---------- Recorded data ----------
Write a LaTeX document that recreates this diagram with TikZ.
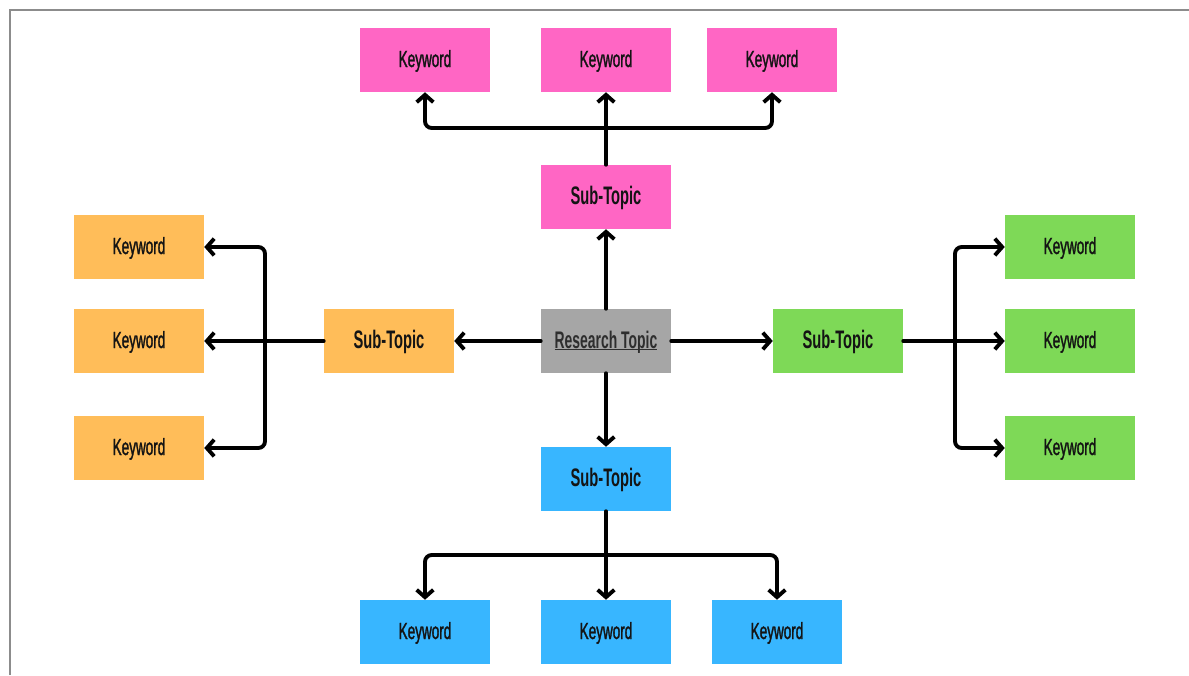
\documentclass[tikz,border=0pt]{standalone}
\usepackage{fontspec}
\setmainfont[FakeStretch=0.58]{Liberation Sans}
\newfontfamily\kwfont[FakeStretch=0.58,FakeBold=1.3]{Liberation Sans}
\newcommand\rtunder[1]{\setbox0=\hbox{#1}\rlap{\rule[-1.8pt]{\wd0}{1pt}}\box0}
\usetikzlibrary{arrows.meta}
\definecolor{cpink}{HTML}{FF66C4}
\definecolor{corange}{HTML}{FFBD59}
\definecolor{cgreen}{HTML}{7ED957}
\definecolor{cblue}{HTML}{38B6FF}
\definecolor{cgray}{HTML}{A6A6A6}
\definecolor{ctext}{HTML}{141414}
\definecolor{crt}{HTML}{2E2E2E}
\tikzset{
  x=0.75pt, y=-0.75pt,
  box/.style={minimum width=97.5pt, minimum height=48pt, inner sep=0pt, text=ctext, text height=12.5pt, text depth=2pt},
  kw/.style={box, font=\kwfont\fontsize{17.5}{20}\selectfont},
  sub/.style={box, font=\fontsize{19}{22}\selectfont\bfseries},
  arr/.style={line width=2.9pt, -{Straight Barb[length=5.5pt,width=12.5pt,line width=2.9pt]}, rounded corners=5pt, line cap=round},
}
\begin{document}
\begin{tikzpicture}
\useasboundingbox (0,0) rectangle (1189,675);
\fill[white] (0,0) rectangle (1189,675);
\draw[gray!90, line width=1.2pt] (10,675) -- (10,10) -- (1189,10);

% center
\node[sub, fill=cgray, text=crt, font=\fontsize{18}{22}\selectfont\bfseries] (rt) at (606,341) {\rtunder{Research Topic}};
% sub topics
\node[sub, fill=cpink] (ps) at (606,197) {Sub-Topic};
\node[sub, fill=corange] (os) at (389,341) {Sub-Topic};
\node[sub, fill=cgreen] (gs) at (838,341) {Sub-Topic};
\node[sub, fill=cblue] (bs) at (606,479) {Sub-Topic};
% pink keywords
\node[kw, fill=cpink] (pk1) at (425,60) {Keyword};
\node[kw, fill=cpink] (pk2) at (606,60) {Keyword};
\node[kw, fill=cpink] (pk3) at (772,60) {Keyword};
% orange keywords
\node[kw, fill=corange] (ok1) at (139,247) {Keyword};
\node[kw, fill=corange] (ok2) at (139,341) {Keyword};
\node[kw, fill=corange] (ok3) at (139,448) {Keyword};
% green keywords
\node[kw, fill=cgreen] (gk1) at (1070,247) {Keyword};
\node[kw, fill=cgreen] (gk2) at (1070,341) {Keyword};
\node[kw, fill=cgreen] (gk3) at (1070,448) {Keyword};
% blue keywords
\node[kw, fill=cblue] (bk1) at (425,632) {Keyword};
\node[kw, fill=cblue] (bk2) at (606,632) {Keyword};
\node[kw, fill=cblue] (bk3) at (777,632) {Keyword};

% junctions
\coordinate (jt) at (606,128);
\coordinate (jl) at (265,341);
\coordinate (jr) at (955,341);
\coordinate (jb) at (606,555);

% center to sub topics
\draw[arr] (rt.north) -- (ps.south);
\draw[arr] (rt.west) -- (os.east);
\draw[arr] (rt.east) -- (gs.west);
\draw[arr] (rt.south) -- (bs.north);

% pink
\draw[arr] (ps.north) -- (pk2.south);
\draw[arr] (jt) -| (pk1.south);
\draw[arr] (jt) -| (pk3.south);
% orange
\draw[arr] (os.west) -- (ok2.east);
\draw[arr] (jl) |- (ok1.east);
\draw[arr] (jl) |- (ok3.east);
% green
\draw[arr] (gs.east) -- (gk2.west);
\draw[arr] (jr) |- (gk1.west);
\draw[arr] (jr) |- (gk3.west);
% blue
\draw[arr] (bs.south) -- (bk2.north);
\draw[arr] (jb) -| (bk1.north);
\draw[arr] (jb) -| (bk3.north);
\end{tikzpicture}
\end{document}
----------
**Written problem**
Would you reproduce the lines above, from the very first through the line containing "(10,10) -- (1189,10);", exactly and without the pictures?

**Response**
Write a LaTeX document that recreates this diagram with TikZ.
\documentclass[tikz,border=0pt]{standalone}
\usepackage{fontspec}
\setmainfont[FakeStretch=0.58]{Liberation Sans}
\newfontfamily\kwfont[FakeStretch=0.58,FakeBold=1.3]{Liberation Sans}
\newcommand\rtunder[1]{\setbox0=\hbox{#1}\rlap{\rule[-1.8pt]{\wd0}{1pt}}\box0}
\usetikzlibrary{arrows.meta}
\definecolor{cpink}{HTML}{FF66C4}
\definecolor{corange}{HTML}{FFBD59}
\definecolor{cgreen}{HTML}{7ED957}
\definecolor{cblue}{HTML}{38B6FF}
\definecolor{cgray}{HTML}{A6A6A6}
\definecolor{ctext}{HTML}{141414}
\definecolor{crt}{HTML}{2E2E2E}
\tikzset{
  x=0.75pt, y=-0.75pt,
  box/.style={minimum width=97.5pt, minimum height=48pt, inner sep=0pt, text=ctext, text height=12.5pt, text depth=2pt},
  kw/.style={box, font=\kwfont\fontsize{17.5}{20}\selectfont},
  sub/.style={box, font=\fontsize{19}{22}\selectfont\bfseries},
  arr/.style={line width=2.9pt, -{Straight Barb[length=5.5pt,width=12.5pt,line width=2.9pt]}, rounded corners=5pt, line cap=round},
}
\begin{document}
\begin{tikzpicture}
\useasboundingbox (0,0) rectangle (1189,675);
\fill[white] (0,0) rectangle (1189,675);
\draw[gray!90, line width=1.2pt] (10,675) -- (10,10) -- (1189,10);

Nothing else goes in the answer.